Address
- 25 Depew Street Dumont, Bergen County, New Jersey, 07628 United States
- Coordinates: 40°56′14″N 73°59′15″W﻿ / ﻿40.937201°N 73.987629°W

District information
- Grades: PreK-12
- Superintendent: Maria Poidomani
- Business administrator: Michael Bessler
- Schools: 5

Students and staff
- Enrollment: 2,540 (as of 2020–21)
- Faculty: 208.0 FTEs
- Student–teacher ratio: 12.2:1

Other information
- District Factor Group: FG
- Website: District website
| Ind. | Per pupil | District spending | Rank (*) | K-12 average | %± vs. average |
| 1A | Total Spending | $17,547 | 27 | $18,891 | −7.1% |
| 1 | Budgetary Cost | 14,128 | 40 | 14,783 | −4.4% |
| 2 | Classroom Instruction | 8,678 | 50 | 8,763 | −1.0% |
| 6 | Support Services | 1,560 | 3 | 2,392 | −34.8% |
| 8 | Administrative Cost | 1,746 | 57 | 1,485 | 17.6% |
| 10 | Operations & Maintenance | 1,764 | 49 | 1,783 | −1.1% |
| 13 | Extracurricular Activities | 354 | 22 | 268 | 32.1% |
| 16 | Median Teacher Salary | 65,460 | 44 | 64,043 |
Data from NJDoE 2014 Taxpayers' Guide to Education Spending. *Of K-12 districts with 1,800-3,500 students. Lowest spending=1; Highest=68

= Dumont Public Schools =

School district in Bergen County, New Jersey, US

The Dumont Public Schools are a comprehensive community public school district that serves students in pre-kindergarten through twelfth grade from Dumont, in Bergen County, in the U.S. state of New Jersey.

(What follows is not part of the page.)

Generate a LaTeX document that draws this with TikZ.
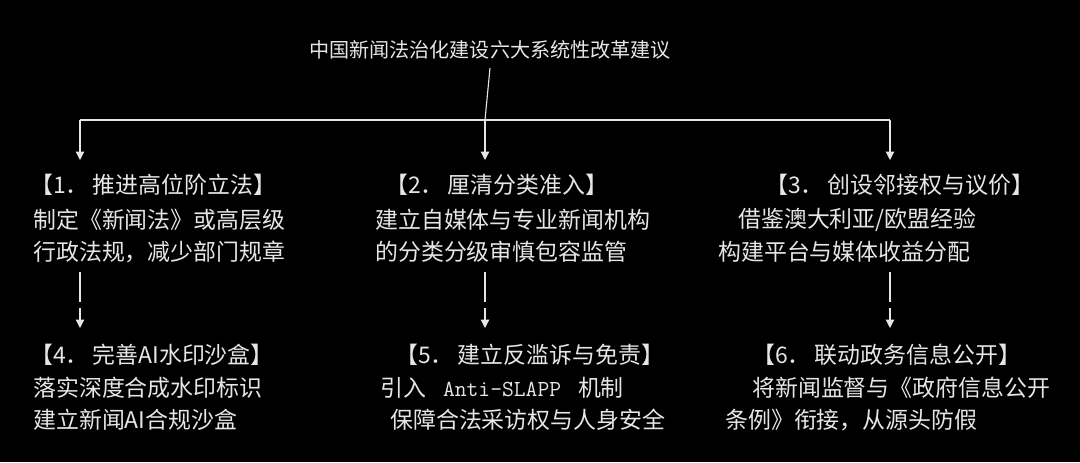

As of the 2020–21 school year, the district, comprising five schools, had an enrollment of 2,540 students and 208.0 classroom teachers (on an FTE basis), for a student–teacher ratio of 12.2:1.

The district is classified by the New Jersey Department of Education as being in District Factor Group "FG", the fourth-highest of eight groupings. District Factor Groups organize districts statewide to allow comparison by common socioeconomic characteristics of the local districts. From lowest socioeconomic status to highest, the categories are A, B, CD, DE, FG, GH, I and J.

==History==
Genevieve Via Cava, a former special education teacher for the district, bequeathed the school district $1 million after her 2011 death. She retired from teaching in 1990 and had no remaining immediate family. The donation was revealed in 2018.

== Schools ==
Schools in the district (with 2020–21 enrollment data from the National Center for Education Statistics) are:
- Elementary schools
- Grant School with 390 students in grades K-5 (opened 1911)
  - Sheri Weinstein, principal
- Honiss School with 632 students in grades K-8 (opened 1955)
  - Karen Bennett, principal
- Lincoln School with 156 students in grades K-5 (opened 1911)
  - Luis D. Lopez, principal
- Selzer School with 500 students in grades PreK-8 (opened 1960)
  - Jacqueline J. Bello, principal
- High school
- Dumont High School with 788 students in grades 9-12 (opened 1932)
  - James Wichmann, principal

== Administration ==
Core members of the schools administration are:
- Maria Poidomani, superintendent
- Kevin Cartotto, business administrator and board secretary

==Board of education==
The district's board of education, comprised of nine members, sets policy and oversees the fiscal and educational operation of the district through its administration. As a Type II school district, the board's trustees are elected directly by voters to serve three-year terms of office on a staggered basis, with three seats up for election each year held (since 2012) as part of the November general election. The board appoints a superintendent to oversee the district's day-to-day operations and a business administrator to supervise the business functions of the district.